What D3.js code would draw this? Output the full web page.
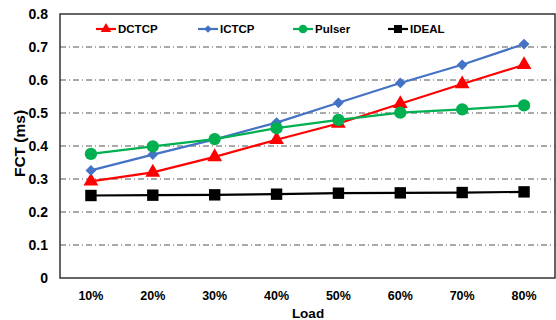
<!DOCTYPE html>
<html><head><meta charset="utf-8">
<script src="https://cdn.jsdelivr.net/npm/d3@7"></script>
<style>body{margin:0;background:#fff}svg{display:block;font-family:Arial,"Liberation Sans",sans-serif}</style>
</head><body><svg id="c" width="556" height="320"></svg>
<script>
const categories = ["10%","20%","30%","40%","50%","60%","70%","80%"];
const dctcp  = [0.293,0.320,0.367,0.419,0.468,0.528,0.588,0.646];
const ictcp  = [0.326,0.374,0.420,0.471,0.531,0.591,0.646,0.709];
const pulser = [0.376,0.399,0.421,0.454,0.479,0.501,0.511,0.523];
const ideal  = [0.250,0.251,0.252,0.254,0.257,0.258,0.259,0.261];
const yTicks = [0,0.1,0.2,0.3,0.4,0.5,0.6,0.7,0.8];
const seriesNames = ["DCTCP","ICTCP","Pulser","IDEAL"];

const series = [
  {name:seriesNames[0], values:dctcp,  color:"#ff0000", sym:d3.symbolTriangle, size:95, rot:0},
  {name:seriesNames[1], values:ictcp,  color:"#4472c4", sym:d3.symbolSquare, size:58, rot:45},
  {name:seriesNames[2], values:pulser, color:"#00b050", sym:d3.symbolCircle, size:120, rot:0},
  {name:seriesNames[3], values:ideal,  color:"#000000", sym:d3.symbolSquare, size:130, rot:0}
];

const svg = d3.select("#c");
const L=60,R=555,T=14,B=278;
const x = d3.scaleBand().domain(categories).range([L,R]);
const y = d3.scaleLinear().domain([0,0.8]).range([B,T]);

// gridlines
svg.append("g").selectAll("line").data(yTicks.filter(d=>d>0&&d<0.8)).join("line")
  .attr("x1",L).attr("x2",R).attr("y1",d=>y(d)).attr("y2",d=>y(d))
  .attr("stroke","#555").attr("stroke-width",1).attr("stroke-dasharray","6,3,1,3");

// plot border
svg.append("rect").attr("x",L).attr("y",T).attr("width",R-L).attr("height",B-T)
  .attr("fill","none").attr("stroke","#333").attr("stroke-width",1.5);

// y axis labels
const ya = svg.append("g").attr("transform",`translate(${L},0)`)
  .call(d3.axisLeft(y).tickValues(yTicks).tickSize(0).tickPadding(12).tickFormat(d=>d===0?"0":d3.format(".1f")(d)));
ya.select(".domain").remove();
ya.selectAll("text").attr("font-size",14).attr("font-weight","bold").attr("fill","#000").attr("font-family","Arial,'Liberation Sans',sans-serif");

// x axis labels
const xa = svg.append("g").attr("transform",`translate(0,${B})`)
  .call(d3.axisBottom(x).tickSize(0).tickPadding(13));
xa.select(".domain").remove();
xa.selectAll("text").attr("font-size",12.5).attr("font-weight","bold").attr("fill","#000").attr("font-family","Arial,'Liberation Sans',sans-serif");

// axis titles
svg.append("text").attr("x",308).attr("y",318).attr("text-anchor","middle")
  .attr("font-size",13.5).attr("font-weight","bold").text("Load");
svg.append("text").attr("transform","translate(25,143.5) rotate(-90)").attr("text-anchor","middle")
  .attr("font-size",15.5).attr("font-weight","bold").text("FCT (ms)");

const cx = d => x(d)+x.bandwidth()/2;
const line = d3.line().x((d,i)=>cx(categories[i])).y(d=>y(d));

series.forEach(s=>{
  svg.append("path").datum(s.values).attr("d",line).attr("fill","none")
    .attr("stroke",s.color).attr("stroke-width",2.2);
  svg.append("g").selectAll("path").data(s.values).join("path")
    .attr("transform",(d,i)=>`translate(${cx(categories[i])},${y(d)}) rotate(${s.rot})`)
    .attr("d",d3.symbol().type(s.sym).size(s.size)).attr("fill",s.color);
});

// legend
const legX = [96,198,293,388];
series.forEach((s,i)=>{
  const g = svg.append("g").attr("transform",`translate(${legX[i]},29)`);
  g.append("line").attr("x1",0).attr("x2",20).attr("stroke",s.color).attr("stroke-width",2.2);
  g.append("path").attr("transform",`translate(10,0) rotate(${s.rot})`).attr("d",d3.symbol().type(s.sym).size(s.size*0.5)).attr("fill",s.color);
  g.append("text").attr("x",22).attr("y",4.2).attr("font-size",11.5).attr("font-weight","bold").text(s.name);
});
</script></body></html>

____________

The lines from the top of the data above through the one holding "const y = d3.scaleLinear().domain([0,0.8]).range([B,T]);" are to be repeated exactly, and only those, with no pictures.

What D3.js code would draw this? Output the full web page.
<!DOCTYPE html>
<html><head><meta charset="utf-8">
<script src="https://cdn.jsdelivr.net/npm/d3@7"></script>
<style>body{margin:0;background:#fff}svg{display:block;font-family:Arial,"Liberation Sans",sans-serif}</style>
</head><body><svg id="c" width="556" height="320"></svg>
<script>
const categories = ["10%","20%","30%","40%","50%","60%","70%","80%"];
const dctcp  = [0.293,0.320,0.367,0.419,0.468,0.528,0.588,0.646];
const ictcp  = [0.326,0.374,0.420,0.471,0.531,0.591,0.646,0.709];
const pulser = [0.376,0.399,0.421,0.454,0.479,0.501,0.511,0.523];
const ideal  = [0.250,0.251,0.252,0.254,0.257,0.258,0.259,0.261];
const yTicks = [0,0.1,0.2,0.3,0.4,0.5,0.6,0.7,0.8];
const seriesNames = ["DCTCP","ICTCP","Pulser","IDEAL"];

const series = [
  {name:seriesNames[0], values:dctcp,  color:"#ff0000", sym:d3.symbolTriangle, size:95, rot:0},
  {name:seriesNames[1], values:ictcp,  color:"#4472c4", sym:d3.symbolSquare, size:58, rot:45},
  {name:seriesNames[2], values:pulser, color:"#00b050", sym:d3.symbolCircle, size:120, rot:0},
  {name:seriesNames[3], values:ideal,  color:"#000000", sym:d3.symbolSquare, size:130, rot:0}
];

const svg = d3.select("#c");
const L=60,R=555,T=14,B=278;
const x = d3.scaleBand().domain(categories).range([L,R]);
const y = d3.scaleLinear().domain([0,0.8]).range([B,T]);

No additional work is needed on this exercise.